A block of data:
········

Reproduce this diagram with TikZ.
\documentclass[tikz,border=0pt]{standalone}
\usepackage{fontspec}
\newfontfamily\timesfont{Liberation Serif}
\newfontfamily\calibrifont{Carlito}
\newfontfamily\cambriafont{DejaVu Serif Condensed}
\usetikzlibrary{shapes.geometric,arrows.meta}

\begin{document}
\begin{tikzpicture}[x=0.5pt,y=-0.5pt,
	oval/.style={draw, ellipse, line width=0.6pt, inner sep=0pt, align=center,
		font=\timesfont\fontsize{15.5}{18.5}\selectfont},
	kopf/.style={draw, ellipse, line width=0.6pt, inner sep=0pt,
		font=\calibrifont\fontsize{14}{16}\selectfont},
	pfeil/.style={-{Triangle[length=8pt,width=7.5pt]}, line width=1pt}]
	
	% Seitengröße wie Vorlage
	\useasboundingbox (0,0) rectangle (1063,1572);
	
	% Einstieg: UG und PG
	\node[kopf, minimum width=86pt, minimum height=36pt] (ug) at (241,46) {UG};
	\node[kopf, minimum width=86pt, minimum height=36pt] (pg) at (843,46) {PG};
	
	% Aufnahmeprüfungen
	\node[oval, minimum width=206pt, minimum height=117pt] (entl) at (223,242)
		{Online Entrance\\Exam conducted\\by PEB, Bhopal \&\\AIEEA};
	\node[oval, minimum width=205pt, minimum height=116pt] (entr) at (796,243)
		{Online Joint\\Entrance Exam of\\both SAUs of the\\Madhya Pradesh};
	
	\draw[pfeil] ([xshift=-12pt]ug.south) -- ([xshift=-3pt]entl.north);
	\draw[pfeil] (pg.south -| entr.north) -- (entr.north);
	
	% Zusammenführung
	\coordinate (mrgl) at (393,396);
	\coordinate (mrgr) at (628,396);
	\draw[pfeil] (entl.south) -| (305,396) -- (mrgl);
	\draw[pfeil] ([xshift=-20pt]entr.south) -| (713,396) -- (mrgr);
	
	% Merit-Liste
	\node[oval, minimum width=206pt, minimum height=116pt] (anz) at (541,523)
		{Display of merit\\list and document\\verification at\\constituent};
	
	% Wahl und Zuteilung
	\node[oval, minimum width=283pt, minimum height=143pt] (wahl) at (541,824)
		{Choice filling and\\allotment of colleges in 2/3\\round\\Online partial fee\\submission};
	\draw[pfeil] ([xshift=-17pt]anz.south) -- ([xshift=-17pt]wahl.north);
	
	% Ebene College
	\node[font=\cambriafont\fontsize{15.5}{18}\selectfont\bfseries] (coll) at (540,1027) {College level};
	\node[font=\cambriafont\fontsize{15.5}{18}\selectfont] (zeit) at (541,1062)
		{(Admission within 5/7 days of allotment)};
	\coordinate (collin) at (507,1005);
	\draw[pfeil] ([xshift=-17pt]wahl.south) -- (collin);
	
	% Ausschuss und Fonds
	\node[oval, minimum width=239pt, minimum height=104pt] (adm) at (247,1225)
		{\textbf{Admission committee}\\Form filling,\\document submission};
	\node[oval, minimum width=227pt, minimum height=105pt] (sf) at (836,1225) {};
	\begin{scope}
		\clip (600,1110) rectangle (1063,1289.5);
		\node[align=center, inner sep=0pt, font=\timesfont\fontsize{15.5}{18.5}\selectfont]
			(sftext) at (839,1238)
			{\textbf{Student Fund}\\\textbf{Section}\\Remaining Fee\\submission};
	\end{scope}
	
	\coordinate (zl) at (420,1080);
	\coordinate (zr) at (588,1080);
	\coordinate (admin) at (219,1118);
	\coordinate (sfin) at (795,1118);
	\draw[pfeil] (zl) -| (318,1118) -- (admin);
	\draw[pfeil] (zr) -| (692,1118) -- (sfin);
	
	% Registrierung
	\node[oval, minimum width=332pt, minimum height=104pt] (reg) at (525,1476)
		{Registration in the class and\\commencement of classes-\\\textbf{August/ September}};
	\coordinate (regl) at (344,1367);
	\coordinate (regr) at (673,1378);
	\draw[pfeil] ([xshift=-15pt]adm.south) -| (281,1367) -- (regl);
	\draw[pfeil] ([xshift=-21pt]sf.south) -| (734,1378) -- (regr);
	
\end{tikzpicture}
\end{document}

········

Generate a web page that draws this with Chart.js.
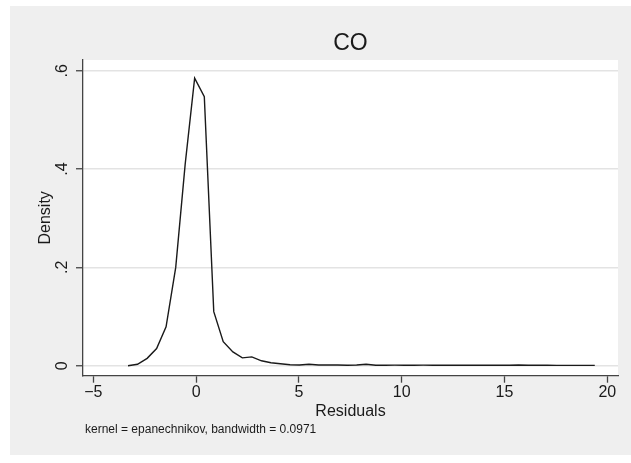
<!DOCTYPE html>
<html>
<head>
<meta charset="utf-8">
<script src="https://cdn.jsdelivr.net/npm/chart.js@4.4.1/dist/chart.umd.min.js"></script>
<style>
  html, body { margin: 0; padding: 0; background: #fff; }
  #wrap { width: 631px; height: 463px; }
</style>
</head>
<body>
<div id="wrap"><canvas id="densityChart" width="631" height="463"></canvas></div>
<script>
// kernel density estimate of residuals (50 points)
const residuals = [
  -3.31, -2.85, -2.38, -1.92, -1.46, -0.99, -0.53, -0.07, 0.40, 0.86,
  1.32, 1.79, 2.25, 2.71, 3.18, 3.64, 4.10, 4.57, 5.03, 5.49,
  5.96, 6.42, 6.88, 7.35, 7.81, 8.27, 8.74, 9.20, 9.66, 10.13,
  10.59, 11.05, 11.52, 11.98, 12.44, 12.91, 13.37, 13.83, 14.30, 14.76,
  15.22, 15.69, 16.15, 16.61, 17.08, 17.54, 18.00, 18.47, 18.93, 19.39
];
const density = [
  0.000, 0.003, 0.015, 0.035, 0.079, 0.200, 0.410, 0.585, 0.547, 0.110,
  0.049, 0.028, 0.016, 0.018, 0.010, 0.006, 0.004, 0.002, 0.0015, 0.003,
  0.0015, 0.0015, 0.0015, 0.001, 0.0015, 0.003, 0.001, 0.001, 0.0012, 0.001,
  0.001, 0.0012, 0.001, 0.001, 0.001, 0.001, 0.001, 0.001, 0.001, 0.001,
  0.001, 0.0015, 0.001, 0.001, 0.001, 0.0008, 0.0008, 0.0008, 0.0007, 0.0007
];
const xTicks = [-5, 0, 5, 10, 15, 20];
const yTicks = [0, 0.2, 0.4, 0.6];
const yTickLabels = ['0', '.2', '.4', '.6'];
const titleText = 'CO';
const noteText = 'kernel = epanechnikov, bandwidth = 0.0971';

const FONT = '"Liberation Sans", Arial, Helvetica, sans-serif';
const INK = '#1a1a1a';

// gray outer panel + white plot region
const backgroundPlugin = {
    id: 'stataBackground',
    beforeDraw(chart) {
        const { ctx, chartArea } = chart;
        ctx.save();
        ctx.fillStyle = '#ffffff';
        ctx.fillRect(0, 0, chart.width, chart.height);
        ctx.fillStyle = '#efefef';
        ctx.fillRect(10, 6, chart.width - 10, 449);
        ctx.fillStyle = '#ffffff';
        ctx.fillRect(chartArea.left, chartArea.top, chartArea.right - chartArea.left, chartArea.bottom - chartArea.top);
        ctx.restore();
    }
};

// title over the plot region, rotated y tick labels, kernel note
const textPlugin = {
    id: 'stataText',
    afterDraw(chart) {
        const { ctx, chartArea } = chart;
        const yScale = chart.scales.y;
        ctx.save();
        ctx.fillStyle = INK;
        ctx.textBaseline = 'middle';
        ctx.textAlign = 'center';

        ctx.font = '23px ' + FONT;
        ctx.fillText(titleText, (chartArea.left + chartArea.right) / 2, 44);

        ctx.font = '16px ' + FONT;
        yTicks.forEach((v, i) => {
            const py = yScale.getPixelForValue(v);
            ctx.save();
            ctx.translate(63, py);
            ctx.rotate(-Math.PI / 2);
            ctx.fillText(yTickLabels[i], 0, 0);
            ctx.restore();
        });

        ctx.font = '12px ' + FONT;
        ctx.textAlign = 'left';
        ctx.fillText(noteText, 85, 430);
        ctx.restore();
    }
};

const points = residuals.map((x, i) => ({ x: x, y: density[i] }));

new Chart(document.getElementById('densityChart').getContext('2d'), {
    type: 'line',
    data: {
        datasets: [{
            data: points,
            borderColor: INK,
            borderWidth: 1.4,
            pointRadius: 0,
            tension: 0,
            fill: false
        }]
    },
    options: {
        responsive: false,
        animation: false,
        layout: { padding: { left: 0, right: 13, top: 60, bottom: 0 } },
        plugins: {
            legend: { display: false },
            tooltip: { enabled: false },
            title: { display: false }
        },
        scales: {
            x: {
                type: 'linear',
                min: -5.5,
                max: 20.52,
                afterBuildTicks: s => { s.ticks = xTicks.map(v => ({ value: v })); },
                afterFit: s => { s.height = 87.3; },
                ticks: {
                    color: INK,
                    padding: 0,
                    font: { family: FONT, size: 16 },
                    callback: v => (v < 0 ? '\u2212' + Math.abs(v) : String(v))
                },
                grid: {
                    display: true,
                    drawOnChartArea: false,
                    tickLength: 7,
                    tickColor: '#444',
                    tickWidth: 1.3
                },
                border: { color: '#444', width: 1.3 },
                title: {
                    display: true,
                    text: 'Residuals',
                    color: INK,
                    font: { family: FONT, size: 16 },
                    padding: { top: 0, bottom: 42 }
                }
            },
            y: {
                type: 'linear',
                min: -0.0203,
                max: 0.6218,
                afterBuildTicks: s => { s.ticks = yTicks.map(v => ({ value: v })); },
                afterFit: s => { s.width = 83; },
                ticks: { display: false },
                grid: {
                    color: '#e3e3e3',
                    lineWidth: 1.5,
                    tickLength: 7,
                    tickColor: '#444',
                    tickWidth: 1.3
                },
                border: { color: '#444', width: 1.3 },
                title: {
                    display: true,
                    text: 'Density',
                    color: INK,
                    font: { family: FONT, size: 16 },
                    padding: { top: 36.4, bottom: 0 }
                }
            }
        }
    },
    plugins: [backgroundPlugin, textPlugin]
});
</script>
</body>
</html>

········

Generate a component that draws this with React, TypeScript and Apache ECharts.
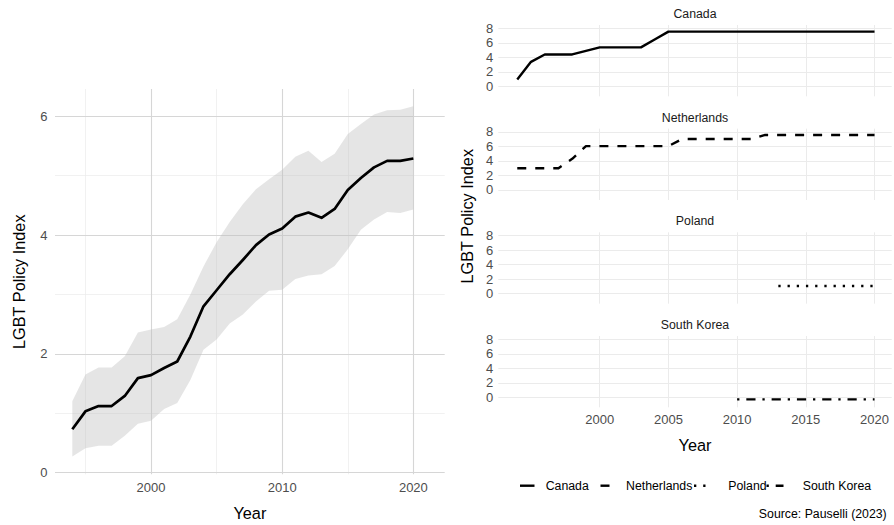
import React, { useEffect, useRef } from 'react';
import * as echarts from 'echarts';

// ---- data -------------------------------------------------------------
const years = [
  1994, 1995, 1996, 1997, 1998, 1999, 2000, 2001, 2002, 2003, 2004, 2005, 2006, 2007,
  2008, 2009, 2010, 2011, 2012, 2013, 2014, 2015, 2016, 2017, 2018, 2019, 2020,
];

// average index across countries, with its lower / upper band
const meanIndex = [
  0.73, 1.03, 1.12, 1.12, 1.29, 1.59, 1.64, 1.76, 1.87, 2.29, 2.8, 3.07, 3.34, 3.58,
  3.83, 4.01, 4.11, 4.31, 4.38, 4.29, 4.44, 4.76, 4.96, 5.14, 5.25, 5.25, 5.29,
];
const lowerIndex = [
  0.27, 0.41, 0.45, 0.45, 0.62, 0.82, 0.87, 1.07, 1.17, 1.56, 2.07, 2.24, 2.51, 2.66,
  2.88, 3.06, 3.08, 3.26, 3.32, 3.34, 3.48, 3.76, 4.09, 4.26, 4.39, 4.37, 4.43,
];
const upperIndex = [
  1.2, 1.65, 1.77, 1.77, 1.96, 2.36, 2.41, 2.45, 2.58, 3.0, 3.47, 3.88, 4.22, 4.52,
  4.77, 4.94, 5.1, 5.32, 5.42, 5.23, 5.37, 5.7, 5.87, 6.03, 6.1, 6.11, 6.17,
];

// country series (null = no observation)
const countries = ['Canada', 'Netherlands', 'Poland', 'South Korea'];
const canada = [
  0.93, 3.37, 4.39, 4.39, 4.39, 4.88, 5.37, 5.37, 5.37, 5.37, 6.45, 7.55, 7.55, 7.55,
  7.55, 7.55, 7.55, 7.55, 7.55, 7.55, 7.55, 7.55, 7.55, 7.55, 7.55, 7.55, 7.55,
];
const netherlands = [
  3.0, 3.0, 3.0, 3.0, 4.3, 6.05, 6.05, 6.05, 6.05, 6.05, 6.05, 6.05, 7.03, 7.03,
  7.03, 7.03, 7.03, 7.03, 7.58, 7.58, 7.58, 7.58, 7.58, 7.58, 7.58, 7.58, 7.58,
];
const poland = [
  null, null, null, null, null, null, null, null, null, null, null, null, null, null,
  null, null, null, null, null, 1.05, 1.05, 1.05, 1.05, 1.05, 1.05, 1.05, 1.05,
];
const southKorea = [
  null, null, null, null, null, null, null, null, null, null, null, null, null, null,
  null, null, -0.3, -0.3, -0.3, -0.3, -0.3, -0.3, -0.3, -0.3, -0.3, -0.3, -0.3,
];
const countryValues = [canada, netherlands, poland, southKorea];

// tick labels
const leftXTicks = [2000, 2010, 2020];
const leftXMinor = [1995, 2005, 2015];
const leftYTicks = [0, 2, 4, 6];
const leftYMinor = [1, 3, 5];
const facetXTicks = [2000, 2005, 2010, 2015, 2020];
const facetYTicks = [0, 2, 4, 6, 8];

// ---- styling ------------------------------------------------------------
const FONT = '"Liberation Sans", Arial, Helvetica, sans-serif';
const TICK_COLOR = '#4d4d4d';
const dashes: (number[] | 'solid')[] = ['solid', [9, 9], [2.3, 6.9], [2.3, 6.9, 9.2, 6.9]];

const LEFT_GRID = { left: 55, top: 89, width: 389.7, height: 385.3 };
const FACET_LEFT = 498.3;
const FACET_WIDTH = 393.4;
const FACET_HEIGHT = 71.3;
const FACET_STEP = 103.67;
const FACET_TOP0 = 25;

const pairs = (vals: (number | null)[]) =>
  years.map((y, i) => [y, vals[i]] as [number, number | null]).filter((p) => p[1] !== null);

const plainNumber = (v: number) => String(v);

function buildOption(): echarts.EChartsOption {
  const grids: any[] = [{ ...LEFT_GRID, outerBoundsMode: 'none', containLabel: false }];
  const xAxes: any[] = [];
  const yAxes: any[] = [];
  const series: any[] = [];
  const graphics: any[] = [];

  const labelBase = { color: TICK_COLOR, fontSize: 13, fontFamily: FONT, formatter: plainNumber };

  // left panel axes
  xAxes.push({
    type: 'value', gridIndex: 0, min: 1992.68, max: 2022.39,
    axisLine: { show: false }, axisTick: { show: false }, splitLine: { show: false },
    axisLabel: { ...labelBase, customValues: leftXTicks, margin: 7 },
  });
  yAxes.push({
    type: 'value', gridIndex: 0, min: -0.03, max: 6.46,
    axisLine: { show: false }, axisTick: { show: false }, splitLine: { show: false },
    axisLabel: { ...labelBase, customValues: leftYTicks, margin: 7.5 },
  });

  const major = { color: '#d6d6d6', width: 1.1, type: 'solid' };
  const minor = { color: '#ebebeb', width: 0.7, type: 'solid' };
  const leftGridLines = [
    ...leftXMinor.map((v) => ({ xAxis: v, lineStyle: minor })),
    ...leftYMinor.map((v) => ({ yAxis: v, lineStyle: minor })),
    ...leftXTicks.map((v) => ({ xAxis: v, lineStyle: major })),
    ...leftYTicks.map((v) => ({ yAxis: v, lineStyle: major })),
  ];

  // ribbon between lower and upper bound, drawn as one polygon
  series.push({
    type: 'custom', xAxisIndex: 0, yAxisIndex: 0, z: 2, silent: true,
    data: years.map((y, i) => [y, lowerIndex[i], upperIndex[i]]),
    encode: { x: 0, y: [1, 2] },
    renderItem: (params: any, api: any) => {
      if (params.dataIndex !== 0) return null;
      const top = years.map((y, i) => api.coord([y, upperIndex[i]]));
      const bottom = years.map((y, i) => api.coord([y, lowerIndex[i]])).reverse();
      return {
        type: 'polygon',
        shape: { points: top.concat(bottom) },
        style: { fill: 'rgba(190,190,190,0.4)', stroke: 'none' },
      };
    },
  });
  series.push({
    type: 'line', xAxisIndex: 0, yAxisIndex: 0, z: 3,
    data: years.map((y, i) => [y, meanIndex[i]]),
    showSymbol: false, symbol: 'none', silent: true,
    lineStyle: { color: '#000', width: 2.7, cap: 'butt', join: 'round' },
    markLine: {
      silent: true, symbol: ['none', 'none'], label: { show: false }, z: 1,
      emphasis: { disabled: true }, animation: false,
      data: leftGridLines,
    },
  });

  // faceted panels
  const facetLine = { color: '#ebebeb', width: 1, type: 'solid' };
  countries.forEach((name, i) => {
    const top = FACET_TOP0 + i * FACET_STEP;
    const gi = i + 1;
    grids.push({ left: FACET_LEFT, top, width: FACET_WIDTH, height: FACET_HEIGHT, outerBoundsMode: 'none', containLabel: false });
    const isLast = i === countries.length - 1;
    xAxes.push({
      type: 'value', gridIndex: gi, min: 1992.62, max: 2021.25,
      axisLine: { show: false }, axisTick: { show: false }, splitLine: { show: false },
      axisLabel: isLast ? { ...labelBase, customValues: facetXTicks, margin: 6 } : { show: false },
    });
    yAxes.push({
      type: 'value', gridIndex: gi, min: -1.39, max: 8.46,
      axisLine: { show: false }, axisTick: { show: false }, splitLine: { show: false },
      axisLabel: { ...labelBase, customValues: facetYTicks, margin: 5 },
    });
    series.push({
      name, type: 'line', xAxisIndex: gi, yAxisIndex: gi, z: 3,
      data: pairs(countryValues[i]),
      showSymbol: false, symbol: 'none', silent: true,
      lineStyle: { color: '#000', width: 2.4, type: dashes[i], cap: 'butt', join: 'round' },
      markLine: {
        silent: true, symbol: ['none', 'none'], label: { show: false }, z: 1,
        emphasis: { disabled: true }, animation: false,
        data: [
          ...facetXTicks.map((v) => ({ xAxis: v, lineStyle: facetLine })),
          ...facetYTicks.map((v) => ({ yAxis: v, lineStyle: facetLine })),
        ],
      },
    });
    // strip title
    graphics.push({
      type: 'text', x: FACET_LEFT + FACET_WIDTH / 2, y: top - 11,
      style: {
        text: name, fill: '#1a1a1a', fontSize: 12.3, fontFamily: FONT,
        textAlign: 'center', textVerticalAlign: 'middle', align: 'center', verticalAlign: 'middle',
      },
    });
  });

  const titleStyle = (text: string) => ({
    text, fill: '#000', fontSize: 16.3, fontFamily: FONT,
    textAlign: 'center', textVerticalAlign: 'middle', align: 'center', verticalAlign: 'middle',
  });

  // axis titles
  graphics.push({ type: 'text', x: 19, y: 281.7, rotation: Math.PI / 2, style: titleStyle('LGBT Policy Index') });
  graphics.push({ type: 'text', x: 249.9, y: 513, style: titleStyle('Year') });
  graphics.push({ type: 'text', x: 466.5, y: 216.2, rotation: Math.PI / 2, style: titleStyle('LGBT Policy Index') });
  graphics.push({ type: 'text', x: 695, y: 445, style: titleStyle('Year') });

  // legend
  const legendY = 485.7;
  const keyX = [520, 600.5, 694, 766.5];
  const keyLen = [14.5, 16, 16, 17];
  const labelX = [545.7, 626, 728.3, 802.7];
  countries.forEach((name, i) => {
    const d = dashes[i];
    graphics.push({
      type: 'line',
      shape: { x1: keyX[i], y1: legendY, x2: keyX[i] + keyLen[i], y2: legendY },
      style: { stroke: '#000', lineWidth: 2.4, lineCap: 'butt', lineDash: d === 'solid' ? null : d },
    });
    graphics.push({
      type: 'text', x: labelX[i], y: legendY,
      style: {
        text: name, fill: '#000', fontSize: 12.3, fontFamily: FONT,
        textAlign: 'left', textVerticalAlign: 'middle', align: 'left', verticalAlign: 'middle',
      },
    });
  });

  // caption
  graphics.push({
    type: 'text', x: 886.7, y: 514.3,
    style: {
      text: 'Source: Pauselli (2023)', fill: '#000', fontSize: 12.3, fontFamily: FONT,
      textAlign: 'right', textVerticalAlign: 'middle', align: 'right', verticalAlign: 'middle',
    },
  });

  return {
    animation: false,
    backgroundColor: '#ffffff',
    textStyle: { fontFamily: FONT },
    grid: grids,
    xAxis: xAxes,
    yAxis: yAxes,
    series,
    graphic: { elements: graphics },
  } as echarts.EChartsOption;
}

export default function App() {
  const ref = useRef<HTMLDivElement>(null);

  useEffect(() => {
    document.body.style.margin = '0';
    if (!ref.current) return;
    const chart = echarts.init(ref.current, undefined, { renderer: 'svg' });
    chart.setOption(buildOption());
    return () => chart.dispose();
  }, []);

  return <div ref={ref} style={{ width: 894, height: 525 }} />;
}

········

▶ _Exercise_
Each line from the one bearing "Reproduce this diagram with TikZ." through the one bearing "entr.north) -- (entr.north);" is to be duplicated without change; all remaining lines are to be left out.

▶ _The completed task_
Reproduce this diagram with TikZ.
\documentclass[tikz,border=0pt]{standalone}
\usepackage{fontspec}
\newfontfamily\timesfont{Liberation Serif}
\newfontfamily\calibrifont{Carlito}
\newfontfamily\cambriafont{DejaVu Serif Condensed}
\usetikzlibrary{shapes.geometric,arrows.meta}

\begin{document}
\begin{tikzpicture}[x=0.5pt,y=-0.5pt,
	oval/.style={draw, ellipse, line width=0.6pt, inner sep=0pt, align=center,
		font=\timesfont\fontsize{15.5}{18.5}\selectfont},
	kopf/.style={draw, ellipse, line width=0.6pt, inner sep=0pt,
		font=\calibrifont\fontsize{14}{16}\selectfont},
	pfeil/.style={-{Triangle[length=8pt,width=7.5pt]}, line width=1pt}]
	
	% Seitengröße wie Vorlage
	\useasboundingbox (0,0) rectangle (1063,1572);
	
	% Einstieg: UG und PG
	\node[kopf, minimum width=86pt, minimum height=36pt] (ug) at (241,46) {UG};
	\node[kopf, minimum width=86pt, minimum height=36pt] (pg) at (843,46) {PG};
	
	% Aufnahmeprüfungen
	\node[oval, minimum width=206pt, minimum height=117pt] (entl) at (223,242)
		{Online Entrance\\Exam conducted\\by PEB, Bhopal \&\\AIEEA};
	\node[oval, minimum width=205pt, minimum height=116pt] (entr) at (796,243)
		{Online Joint\\Entrance Exam of\\both SAUs of the\\Madhya Pradesh};
	
	\draw[pfeil] ([xshift=-12pt]ug.south) -- ([xshift=-3pt]entl.north);
	\draw[pfeil] (pg.south -| entr.north) -- (entr.north);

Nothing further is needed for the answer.